What is asked: Go through the records from the first line and retype each one exactly, stopping once the line with "const labelCenters = [[752, 132], [97, 350], [205, 60]];" is done. Pictures are left out.

Extracted material:
════════════════
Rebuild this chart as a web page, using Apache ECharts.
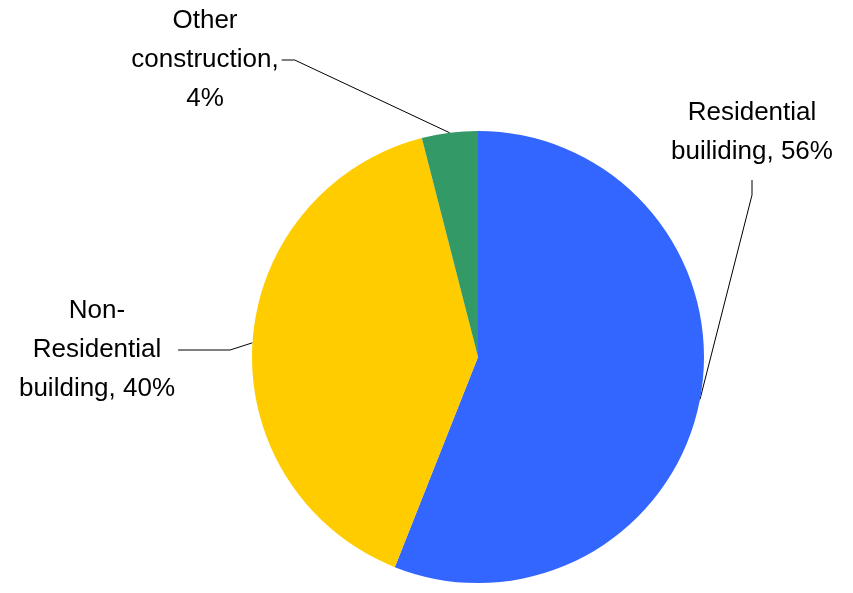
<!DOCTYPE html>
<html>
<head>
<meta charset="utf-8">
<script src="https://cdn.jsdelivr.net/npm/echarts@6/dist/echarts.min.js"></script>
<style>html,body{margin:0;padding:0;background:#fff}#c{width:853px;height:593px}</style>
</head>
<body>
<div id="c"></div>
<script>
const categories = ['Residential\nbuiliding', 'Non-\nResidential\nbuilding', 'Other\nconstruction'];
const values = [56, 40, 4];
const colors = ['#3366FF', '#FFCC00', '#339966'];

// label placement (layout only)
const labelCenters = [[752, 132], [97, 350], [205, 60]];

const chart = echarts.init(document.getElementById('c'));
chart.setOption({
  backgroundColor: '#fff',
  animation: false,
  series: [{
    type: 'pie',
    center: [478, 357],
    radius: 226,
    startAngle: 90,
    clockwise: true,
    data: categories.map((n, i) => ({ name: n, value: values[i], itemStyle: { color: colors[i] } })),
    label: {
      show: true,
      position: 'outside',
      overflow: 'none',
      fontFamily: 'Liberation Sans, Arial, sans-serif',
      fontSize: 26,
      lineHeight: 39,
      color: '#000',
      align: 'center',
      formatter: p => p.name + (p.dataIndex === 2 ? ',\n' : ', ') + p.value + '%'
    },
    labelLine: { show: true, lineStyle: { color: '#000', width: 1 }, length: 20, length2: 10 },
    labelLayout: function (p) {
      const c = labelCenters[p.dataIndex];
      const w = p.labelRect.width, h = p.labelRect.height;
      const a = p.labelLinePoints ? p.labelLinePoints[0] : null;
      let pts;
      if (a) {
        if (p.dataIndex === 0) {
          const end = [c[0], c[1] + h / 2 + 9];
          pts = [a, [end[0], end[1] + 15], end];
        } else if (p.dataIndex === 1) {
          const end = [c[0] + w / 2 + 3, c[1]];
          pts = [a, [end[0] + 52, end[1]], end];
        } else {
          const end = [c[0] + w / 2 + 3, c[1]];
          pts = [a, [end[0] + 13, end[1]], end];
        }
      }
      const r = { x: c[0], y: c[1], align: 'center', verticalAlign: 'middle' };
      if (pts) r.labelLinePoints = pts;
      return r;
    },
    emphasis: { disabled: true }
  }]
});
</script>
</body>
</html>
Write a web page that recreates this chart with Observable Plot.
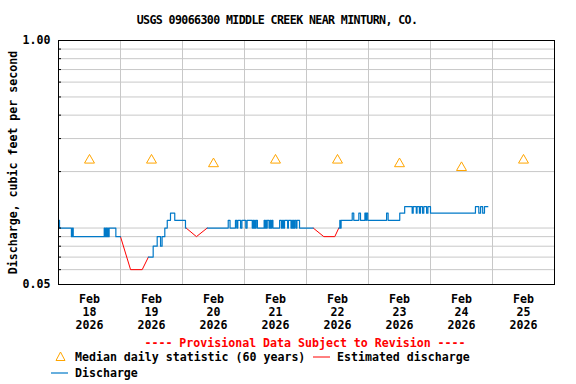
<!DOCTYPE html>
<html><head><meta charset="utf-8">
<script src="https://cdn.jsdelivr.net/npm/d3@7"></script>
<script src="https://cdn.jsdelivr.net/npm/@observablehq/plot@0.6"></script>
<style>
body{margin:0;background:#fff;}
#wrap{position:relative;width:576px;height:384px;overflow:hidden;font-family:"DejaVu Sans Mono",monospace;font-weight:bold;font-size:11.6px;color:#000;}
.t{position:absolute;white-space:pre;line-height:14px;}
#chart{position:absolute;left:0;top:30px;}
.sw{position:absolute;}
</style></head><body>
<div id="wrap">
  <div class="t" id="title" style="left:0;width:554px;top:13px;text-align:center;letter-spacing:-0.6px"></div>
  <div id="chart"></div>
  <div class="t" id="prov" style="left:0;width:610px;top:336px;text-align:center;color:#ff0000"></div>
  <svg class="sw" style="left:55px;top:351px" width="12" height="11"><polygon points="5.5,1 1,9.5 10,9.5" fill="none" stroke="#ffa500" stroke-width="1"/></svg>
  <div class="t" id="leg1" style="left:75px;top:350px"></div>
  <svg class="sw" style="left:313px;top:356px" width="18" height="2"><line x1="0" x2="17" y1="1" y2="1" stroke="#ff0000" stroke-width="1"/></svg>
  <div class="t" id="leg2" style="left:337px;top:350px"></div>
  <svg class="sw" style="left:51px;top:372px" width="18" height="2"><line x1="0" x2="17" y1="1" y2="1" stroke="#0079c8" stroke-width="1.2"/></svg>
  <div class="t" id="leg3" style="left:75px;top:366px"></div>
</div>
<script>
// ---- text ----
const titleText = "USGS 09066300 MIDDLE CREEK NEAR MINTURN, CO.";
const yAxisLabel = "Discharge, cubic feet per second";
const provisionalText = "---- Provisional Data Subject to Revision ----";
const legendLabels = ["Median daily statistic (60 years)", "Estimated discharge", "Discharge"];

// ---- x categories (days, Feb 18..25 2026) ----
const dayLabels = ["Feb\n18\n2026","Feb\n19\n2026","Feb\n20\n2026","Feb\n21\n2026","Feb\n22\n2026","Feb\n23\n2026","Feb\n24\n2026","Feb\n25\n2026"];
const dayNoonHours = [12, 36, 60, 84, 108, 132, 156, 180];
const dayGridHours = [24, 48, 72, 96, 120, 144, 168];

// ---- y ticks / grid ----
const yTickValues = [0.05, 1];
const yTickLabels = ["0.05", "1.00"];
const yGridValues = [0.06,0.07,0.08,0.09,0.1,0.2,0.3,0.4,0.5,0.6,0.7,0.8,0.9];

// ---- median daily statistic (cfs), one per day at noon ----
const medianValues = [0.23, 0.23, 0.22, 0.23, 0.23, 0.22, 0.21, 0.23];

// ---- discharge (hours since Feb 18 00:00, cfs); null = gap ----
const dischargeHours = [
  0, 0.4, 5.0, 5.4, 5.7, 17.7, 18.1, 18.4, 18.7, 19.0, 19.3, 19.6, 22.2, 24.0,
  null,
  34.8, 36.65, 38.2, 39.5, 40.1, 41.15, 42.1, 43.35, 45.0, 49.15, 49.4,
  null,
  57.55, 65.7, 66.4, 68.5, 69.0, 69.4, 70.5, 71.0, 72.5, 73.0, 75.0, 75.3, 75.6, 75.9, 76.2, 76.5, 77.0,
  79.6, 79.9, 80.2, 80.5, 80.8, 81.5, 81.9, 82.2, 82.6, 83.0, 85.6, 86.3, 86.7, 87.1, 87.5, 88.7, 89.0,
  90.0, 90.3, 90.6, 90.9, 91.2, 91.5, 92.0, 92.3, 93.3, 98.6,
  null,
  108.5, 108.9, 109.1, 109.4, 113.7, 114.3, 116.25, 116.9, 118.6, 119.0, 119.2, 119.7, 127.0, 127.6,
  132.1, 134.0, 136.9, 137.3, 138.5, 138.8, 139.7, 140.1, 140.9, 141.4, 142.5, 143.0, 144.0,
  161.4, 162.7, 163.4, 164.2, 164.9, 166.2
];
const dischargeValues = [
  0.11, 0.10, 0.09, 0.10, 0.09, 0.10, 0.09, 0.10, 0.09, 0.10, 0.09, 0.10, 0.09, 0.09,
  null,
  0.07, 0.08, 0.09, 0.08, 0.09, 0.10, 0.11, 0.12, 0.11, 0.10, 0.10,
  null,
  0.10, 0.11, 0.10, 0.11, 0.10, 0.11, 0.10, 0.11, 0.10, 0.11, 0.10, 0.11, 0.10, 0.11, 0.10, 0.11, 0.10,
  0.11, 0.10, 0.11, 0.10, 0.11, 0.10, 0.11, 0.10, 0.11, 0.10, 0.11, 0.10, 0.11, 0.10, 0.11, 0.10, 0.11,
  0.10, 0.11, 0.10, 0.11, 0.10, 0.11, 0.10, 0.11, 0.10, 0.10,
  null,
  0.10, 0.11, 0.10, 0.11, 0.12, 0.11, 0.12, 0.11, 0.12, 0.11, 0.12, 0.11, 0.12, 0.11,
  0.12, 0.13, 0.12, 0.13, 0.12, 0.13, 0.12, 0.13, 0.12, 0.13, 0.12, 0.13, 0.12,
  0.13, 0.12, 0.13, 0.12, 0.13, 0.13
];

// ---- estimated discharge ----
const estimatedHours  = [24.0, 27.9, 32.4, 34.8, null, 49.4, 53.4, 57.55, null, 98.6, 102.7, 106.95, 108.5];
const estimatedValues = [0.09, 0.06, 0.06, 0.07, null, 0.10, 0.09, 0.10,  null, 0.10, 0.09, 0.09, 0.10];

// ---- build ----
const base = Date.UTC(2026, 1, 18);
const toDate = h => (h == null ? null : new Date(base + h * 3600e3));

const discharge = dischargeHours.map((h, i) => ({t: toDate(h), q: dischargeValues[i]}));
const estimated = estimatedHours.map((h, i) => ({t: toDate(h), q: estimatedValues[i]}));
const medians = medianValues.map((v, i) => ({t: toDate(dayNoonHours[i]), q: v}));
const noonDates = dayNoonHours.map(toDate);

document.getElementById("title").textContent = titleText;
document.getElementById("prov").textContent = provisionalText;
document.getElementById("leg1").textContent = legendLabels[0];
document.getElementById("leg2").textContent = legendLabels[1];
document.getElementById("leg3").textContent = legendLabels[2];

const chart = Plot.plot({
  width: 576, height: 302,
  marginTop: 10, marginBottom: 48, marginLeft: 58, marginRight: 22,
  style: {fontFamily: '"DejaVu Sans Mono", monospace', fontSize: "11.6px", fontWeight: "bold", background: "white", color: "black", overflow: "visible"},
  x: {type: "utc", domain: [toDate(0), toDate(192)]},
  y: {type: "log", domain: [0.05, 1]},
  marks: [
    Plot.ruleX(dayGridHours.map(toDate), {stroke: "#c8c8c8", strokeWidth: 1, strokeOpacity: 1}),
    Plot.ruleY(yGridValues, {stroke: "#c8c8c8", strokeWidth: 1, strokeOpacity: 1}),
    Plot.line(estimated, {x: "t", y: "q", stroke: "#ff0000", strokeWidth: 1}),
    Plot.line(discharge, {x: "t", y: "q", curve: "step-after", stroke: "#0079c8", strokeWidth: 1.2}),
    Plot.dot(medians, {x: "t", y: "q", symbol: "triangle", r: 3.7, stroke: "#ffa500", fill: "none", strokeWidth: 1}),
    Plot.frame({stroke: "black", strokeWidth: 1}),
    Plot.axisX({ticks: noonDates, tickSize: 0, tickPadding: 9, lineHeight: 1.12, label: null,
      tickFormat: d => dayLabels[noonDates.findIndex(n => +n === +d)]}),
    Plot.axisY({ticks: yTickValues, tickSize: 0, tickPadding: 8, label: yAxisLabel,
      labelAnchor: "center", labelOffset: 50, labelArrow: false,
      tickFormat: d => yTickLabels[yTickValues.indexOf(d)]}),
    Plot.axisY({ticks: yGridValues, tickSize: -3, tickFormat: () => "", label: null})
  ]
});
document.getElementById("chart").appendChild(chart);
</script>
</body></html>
════════════════
Problem solution:
Rebuild this chart as a web page, using Apache ECharts.
<!DOCTYPE html>
<html>
<head>
<meta charset="utf-8">
<script src="https://cdn.jsdelivr.net/npm/echarts@6/dist/echarts.min.js"></script>
<style>html,body{margin:0;padding:0;background:#fff}#c{width:853px;height:593px}</style>
</head>
<body>
<div id="c"></div>
<script>
const categories = ['Residential\nbuiliding', 'Non-\nResidential\nbuilding', 'Other\nconstruction'];
const values = [56, 40, 4];
const colors = ['#3366FF', '#FFCC00', '#339966'];

// label placement (layout only)
const labelCenters = [[752, 132], [97, 350], [205, 60]];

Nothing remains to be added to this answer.